The PWA was founded by Robert J. Randisi in 1981 to honor authors in this genre of mystery writing. The Shamus Awards will be presented at the PWA's 20th Anniversary Banquet held at Bouchercon 2001 in Washington D.C. this November.

The nominees are:

Best Hardcover Private Eye Novel

  • A Smile on the Face of the Tiger by Loren Estleman - "The blonde wore a red slip and held a broken bottle in her hand. The man wore a trench coat and a fedora, and through the window flames were burning in the night...." The paperback novel Walker carried in his pocket was fifty years old and--from its tawdry cover to its fiery prose--still red hot. A fictionalized tale of a real-life Detroit race riot in 1943, Paradise Valley was written by a man named Eugene Booth.

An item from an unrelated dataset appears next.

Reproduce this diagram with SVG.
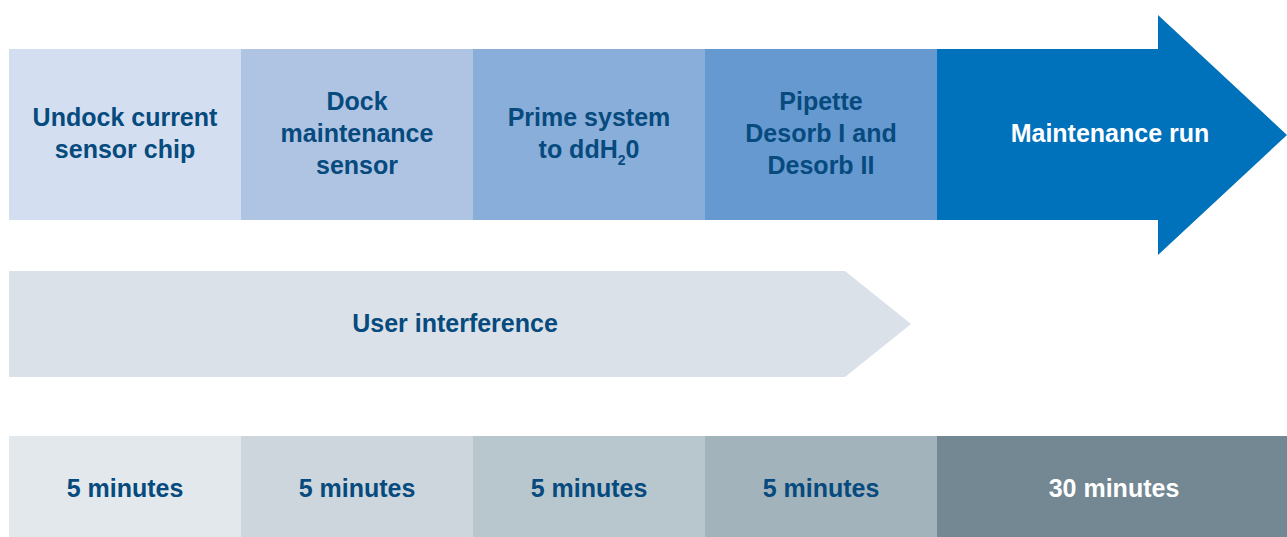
<svg xmlns="http://www.w3.org/2000/svg" width="1287" height="537" viewBox="0 0 1287 537">
<style>
text{font-family:"Liberation Sans",Arial,sans-serif;font-weight:bold;font-size:25px;text-anchor:middle;fill:#064a7e}
text.w{fill:#ffffff}
</style>
<rect width="1287" height="537" fill="#ffffff"/>
<g id="step-undock">
<rect x="9" y="49" width="232" height="171" fill="#d3dff0"/>
<text x="125" y="126">Undock current</text>
<text x="125" y="158">sensor chip</text>
</g>
<g id="step-dock">
<rect x="241" y="49" width="232" height="171" fill="#afc4e3"/>
<text x="357" y="110">Dock</text>
<text x="357" y="142">maintenance</text>
<text x="357" y="174">sensor</text>
</g>
<g id="step-prime">
<rect x="473" y="49" width="232" height="171" fill="#89aeda"/>
<text x="589" y="126">Prime system</text>
<text x="589" y="158">to ddH<tspan font-size="14" dy="7">2</tspan><tspan dy="-7">0</tspan></text>
</g>
<g id="step-pipette">
<rect x="705" y="49" width="232" height="171" fill="#6699d0"/>
<text x="821" y="110">Pipette</text>
<text x="821" y="142">Desorb I and</text>
<text x="821" y="174">Desorb II</text>
</g>
<g id="step-maintenance">
<polygon points="937,49 1158,49 1158,15 1287,135 1158,255 1158,220 937,220" fill="#0071bb"/>
<text class="w" x="1110" y="142">Maintenance run</text>
</g>
<g id="user-interference">
<polygon points="9,271 845,271 911,324 845,377 9,377" fill="#dae1e8"/>
<text x="455" y="332">User interference</text>
</g>
<g id="time-1">
<rect x="9" y="436" width="232" height="101" fill="#e3e8ec"/>
<text x="125" y="497">5 minutes</text>
</g>
<g id="time-2">
<rect x="241" y="436" width="232" height="101" fill="#cdd6dd"/>
<text x="357" y="497">5 minutes</text>
</g>
<g id="time-3">
<rect x="473" y="436" width="232" height="101" fill="#b8c7ce"/>
<text x="589" y="497">5 minutes</text>
</g>
<g id="time-4">
<rect x="705" y="436" width="232" height="101" fill="#a3b3bc"/>
<text x="821" y="497">5 minutes</text>
</g>
<g id="time-5">
<rect x="937" y="436" width="350" height="101" fill="#738892"/>
<text class="w" x="1114" y="497">30 minutes</text>
</g>
<g id="connectors"></g>
</svg>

With a New York publisher dying to reprint Booth's pulp-fiction classic, Booth's disappearance didn't make any sense. At least not yet. While hunting down Booth, Walker finds this peaceful missing-person case developing into something much more deadly. For a notorious New York mob hit man, one in protective custody and promoting his own bestselling, tell-all book, is also trailing Booth, and a half-century-old murder is coming back to light. Between that killing and the story told in Booth's Paradise Valley, Walker is sure Booth has good reasons to want to disappear, and some people have good reasons to see him dead. For Walker, it's a question of separating fiction from fact, and keeping the key players alive long enough to know the truth. And that includes himself.
  • The Deader the Better by G.M. Ford - Seattle PI Leo Waterman isn't looking for trouble when he and his forensic pathologist girlfriend Rebecca escape into the Washington wilderness for a few days of relaxation--it just seems to find him. An old friend has purchased some choice property here in North America's only rain forest and his posting of "No Trespassing" signs has incurred the wrath of every sportsman for miles around. But what starts as irksome harassment by the offended locals soon escalates into the real of the lethal. And it's just Waterman's luck to be in the epicenter of this murderous mess at the very moment it bursts into flames.